A: The other direction also holds: if $X$ satisfies $\operatorname{tr}(XY) \geq 0$ for all $Y \in \mathbb{S}^{n}_{+}$, then $X \in \mathbb{S}^{n}_{+}$.
Suppose $X \notin \mathbb{S}^{n}_{+}$, in particular $\exists v \in \mathbb{R}^{n}$ such that $v^{\top}Xv < 0$. Let $Y = vv^{\top}$, then $\operatorname{tr}(XY) = \operatorname{tr}(Xvv^{\top}) = \operatorname{tr}(v^{\top}Xv) = v^{\top}Xv < 0$.
A: Yes, because $\mathrm{tr}(XY)=\mathrm{tr}(X\sqrt Y\sqrt Y)=\mathrm{tr}(\sqrt Y X\sqrt Y)\geq 0$.
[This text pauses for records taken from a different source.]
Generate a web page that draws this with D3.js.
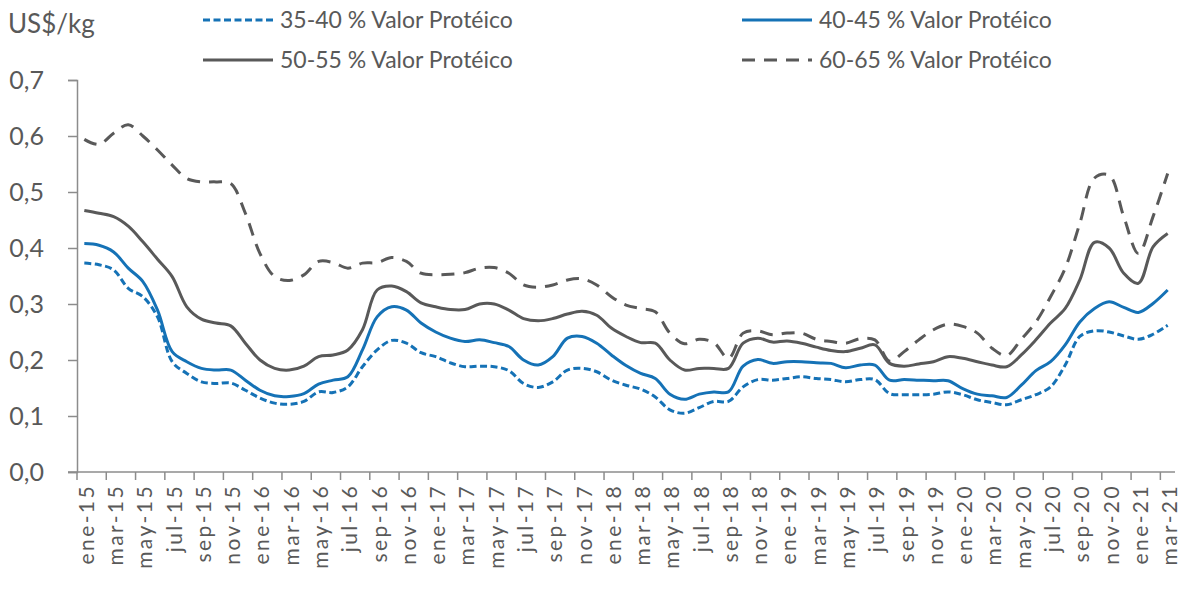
<!DOCTYPE html>
<html>
<head>
<meta charset="utf-8">
<script src="https://cdn.jsdelivr.net/npm/d3@7"></script>
<style>
  body { margin: 0; background: #fff; }
  text { font-family: "Lato", "Noto Sans", sans-serif; fill: #595959; }
</style>
</head>
<body>
<svg id="chart" width="1185" height="593"></svg>
<script>
// categorias: ene-15 ... mar-21
var meses = ["ene", "feb", "mar", "abr", "may", "jun", "jul", "ago", "sep", "oct", "nov", "dic"];
var anios = ["15", "16", "17", "18", "19", "20", "21"];
var categorias = [];
anios.forEach(function (a) {
  meses.forEach(function (m) { categorias.push(m + "-" + a); });
});
categorias = categorias.slice(0, categorias.indexOf("mar-21") + 1);

// US$/kg por mes
var p3540 = [0.373, 0.370, 0.361, 0.328, 0.313, 0.277, 0.197, 0.176, 0.161, 0.158, 0.159, 0.146,
  0.132, 0.123, 0.121, 0.126, 0.143, 0.142, 0.152, 0.188, 0.218, 0.235, 0.230, 0.213,
  0.206, 0.195, 0.188, 0.189, 0.188, 0.181, 0.158, 0.151, 0.161, 0.182, 0.185, 0.179,
  0.164, 0.155, 0.148, 0.134, 0.111, 0.105, 0.115, 0.126, 0.126, 0.152, 0.165, 0.164,
  0.167, 0.170, 0.167, 0.165, 0.161, 0.165, 0.165, 0.140, 0.138, 0.138, 0.139, 0.143,
  0.138, 0.129, 0.124, 0.120, 0.129, 0.138, 0.152, 0.191, 0.242, 0.252, 0.250, 0.243,
  0.237, 0.246, 0.262];
var p4045 = [0.408, 0.405, 0.393, 0.364, 0.340, 0.289, 0.215, 0.197, 0.185, 0.182, 0.182, 0.164,
  0.146, 0.136, 0.135, 0.140, 0.157, 0.164, 0.170, 0.218, 0.277, 0.295, 0.289, 0.266,
  0.250, 0.239, 0.233, 0.236, 0.231, 0.224, 0.200, 0.191, 0.206, 0.239, 0.242, 0.230,
  0.209, 0.190, 0.176, 0.167, 0.139, 0.130, 0.139, 0.143, 0.143, 0.189, 0.201, 0.194,
  0.197, 0.197, 0.195, 0.194, 0.186, 0.191, 0.191, 0.164, 0.165, 0.164, 0.163, 0.163,
  0.149, 0.139, 0.136, 0.133, 0.155, 0.181, 0.197, 0.227, 0.268, 0.292, 0.304, 0.294,
  0.285, 0.301, 0.325];
var p5055 = [0.467, 0.462, 0.456, 0.439, 0.411, 0.380, 0.349, 0.295, 0.273, 0.266, 0.261, 0.230,
  0.200, 0.185, 0.182, 0.189, 0.206, 0.209, 0.218, 0.254, 0.325, 0.332, 0.322, 0.302,
  0.295, 0.290, 0.290, 0.300, 0.300, 0.289, 0.274, 0.270, 0.274, 0.282, 0.287, 0.280,
  0.257, 0.242, 0.231, 0.230, 0.200, 0.182, 0.185, 0.185, 0.185, 0.230, 0.239, 0.232,
  0.234, 0.230, 0.223, 0.217, 0.215, 0.221, 0.227, 0.194, 0.189, 0.193, 0.197, 0.206,
  0.203, 0.197, 0.191, 0.188, 0.209, 0.236, 0.266, 0.292, 0.343, 0.410, 0.400, 0.355,
  0.337, 0.402, 0.426];
var p6065 = [0.594, 0.585, 0.605, 0.620, 0.600, 0.575, 0.548, 0.524, 0.518, 0.518, 0.515, 0.462,
  0.390, 0.349, 0.342, 0.352, 0.376, 0.374, 0.364, 0.373, 0.374, 0.383, 0.376, 0.355,
  0.352, 0.353, 0.356, 0.364, 0.365, 0.355, 0.334, 0.330, 0.334, 0.343, 0.345, 0.334,
  0.313, 0.298, 0.292, 0.286, 0.248, 0.229, 0.237, 0.231, 0.203, 0.248, 0.252, 0.245,
  0.248, 0.248, 0.237, 0.233, 0.230, 0.238, 0.236, 0.198, 0.215, 0.236, 0.254, 0.264,
  0.260, 0.248, 0.221, 0.208, 0.237, 0.268, 0.313, 0.364, 0.444, 0.525, 0.530, 0.456,
  0.390, 0.456, 0.533];

var yTicks = [0, 0.1, 0.2, 0.3, 0.4, 0.5, 0.6, 0.7];

var series = [
  { name: "35-40 % Valor Protéico", values: p3540, color: "#1572b6", dash: "7,3.5" },
  { name: "40-45 % Valor Protéico", values: p4045, color: "#1572b6", dash: null },
  { name: "50-55 % Valor Protéico", values: p5055, color: "#595959", dash: null },
  { name: "60-65 % Valor Protéico", values: p6065, color: "#595959", dash: "13,9" }
];

var svg = d3.select("#chart");
var mLeft = 77, mRight = 1175, mTop = 80, mBottom = 472;
var ejeColor = "#8c8c8c";

var x = d3.scaleBand().domain(categorias).range([mLeft, mRight]).padding(0);
var y = d3.scaleLinear().domain([0, 0.7]).range([mBottom, mTop]);
var fmt = function (d) { return d3.format(".1f")(d).replace(".", ","); };

// eje Y
var yAxis = svg.append("g")
  .attr("transform", "translate(" + mLeft + ",0)")
  .call(d3.axisLeft(y).tickValues(yTicks).tickFormat(fmt).tickSize(9).tickPadding(24));
yAxis.select(".domain").attr("stroke", ejeColor).attr("stroke-width", 1.5);
yAxis.selectAll(".tick line").attr("stroke", ejeColor).attr("stroke-width", 1.5);
yAxis.selectAll(".tick text").style("font-size", "25px").attr("fill", "#595959");

// eje X: etiquetas cada 2 meses, marcas en los bordes de categoria
var etiquetas = categorias.filter(function (d, i) { return i % 2 === 0; });
var xAxis = svg.append("g")
  .attr("transform", "translate(0," + mBottom + ")")
  .call(d3.axisBottom(x).tickValues(etiquetas).tickSize(0).tickPadding(0));
xAxis.select(".domain").remove();
xAxis.selectAll(".tick line").remove();
xAxis.selectAll(".tick text")
  .style("font-size", "21px")
  .style("letter-spacing", "2.4px")
  .attr("fill", "#595959")
  .attr("transform", "rotate(-90)")
  .attr("text-anchor", "end")
  .attr("dy", "0.45em")
  .attr("x", -12)
  .attr("y", 0);

svg.append("line")
  .attr("x1", mLeft - 9).attr("x2", mRight)
  .attr("y1", mBottom).attr("y2", mBottom)
  .attr("stroke", ejeColor).attr("stroke-width", 1.5);
svg.append("g").selectAll("line")
  .data(etiquetas)
  .join("line")
  .attr("x1", function (d) { return x(d); })
  .attr("x2", function (d) { return x(d); })
  .attr("y1", mBottom).attr("y2", mBottom + 8)
  .attr("stroke", ejeColor).attr("stroke-width", 1.5);

// lineas
var line = d3.line()
  .x(function (d, i) { return x(categorias[i]) + x.bandwidth() / 2; })
  .y(function (d) { return y(d); })
  .curve(d3.curveCatmullRom.alpha(0.5));

series.slice().reverse().forEach(function (s) {
  svg.append("path")
    .datum(s.values)
    .attr("d", line)
    .attr("fill", "none")
    .attr("stroke", s.color)
    .attr("stroke-width", 3)
    .attr("stroke-dasharray", s.dash);
});

// unidad
svg.append("text").attr("x", 8).attr("y", 33).style("font-size", "26px").text("US$/kg");

// leyenda
var leyenda = [
  { s: series[0], x: 203, y: 20 },
  { s: series[1], x: 742, y: 20 },
  { s: series[2], x: 203, y: 60 },
  { s: series[3], x: 742, y: 60 }
];
leyenda.forEach(function (l) {
  svg.append("line")
    .attr("x1", l.x).attr("x2", l.x + 70)
    .attr("y1", l.y).attr("y2", l.y)
    .attr("stroke", l.s.color).attr("stroke-width", 3)
    .attr("stroke-dasharray", l.s.dash);
  svg.append("text")
    .attr("x", l.x + 77).attr("y", l.y).attr("dy", "0.35em")
    .style("font-size", "23px")
    .text(l.s.name);
});
</script>
</body>
</html>
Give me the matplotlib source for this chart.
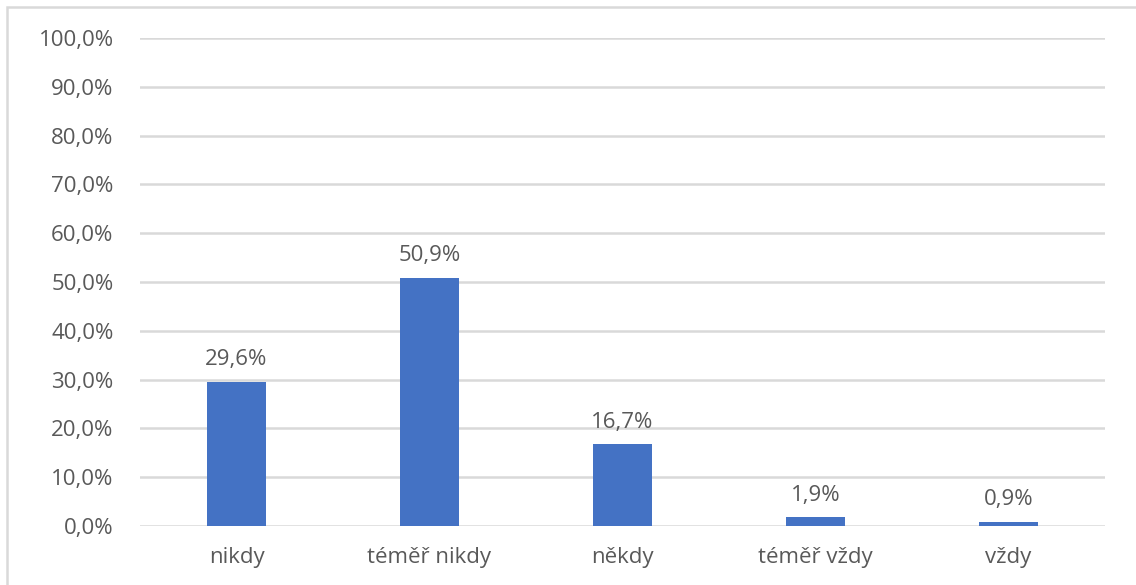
import matplotlib.pyplot as plt
from matplotlib.ticker import FuncFormatter
from matplotlib.patches import Rectangle

categories = ["nikdy", "téměř nikdy", "někdy", "téměř vždy", "vždy"]
values = [29.6, 50.9, 16.7, 1.9, 0.9]

plt.rcParams['font.family'] = ['Open Sans', 'DejaVu Sans']
text_color = '#595959'

fig = plt.figure(figsize=(11.36, 5.85), dpi=100)
ax = fig.add_axes([0.1232, 0.1009, 0.8495, 0.8341])

x = range(len(categories))
ax.bar(x, values, width=0.31, color='#4472C4', zorder=3)

for xi, v in zip(x, values):
    ax.annotate(f"{v:.1f}%".replace('.', ','), (xi, v), xytext=(0, 8),
                textcoords='offset points', ha='center', va='bottom',
                fontsize=16, color=text_color)

ax.set_xlim(-0.5, len(categories) - 0.5)
ax.set_ylim(0, 100)
ax.set_yticks(range(0, 101, 10))
ax.yaxis.set_major_formatter(FuncFormatter(lambda v, p: f"{v:.1f}%".replace('.', ',')))
ax.set_xticks(list(x))
ax.set_xticklabels(categories)
ax.tick_params(axis='both', length=0, labelsize=16, colors=text_color)
ax.tick_params(axis='x', pad=15)
ax.tick_params(axis='y', pad=19)

ax.grid(axis='y', color='#D9D9D9', linewidth=1.8, zorder=0)
for s in ax.spines.values():
    s.set_visible(False)

# chart border (cropped: only top and left visible)
fig.patches.append(Rectangle((7 / 1136, -0.1), 1.2, 1 - 7 / 585 + 0.1,
                             transform=fig.transFigure, fill=False,
                             edgecolor='#D9D9D9', linewidth=1.8))

fig.savefig('out.png', dpi=100)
Positive semidefinite matrices have positive semidefinite square roots.  The trace satisfies $\mathrm{tr}(AB)=\mathrm{tr}(BA)$.  If $A$ and $X$ are positive semidefinite, then so is $AXA$.  The trace of a positive semidefinite matrix is nonnegative.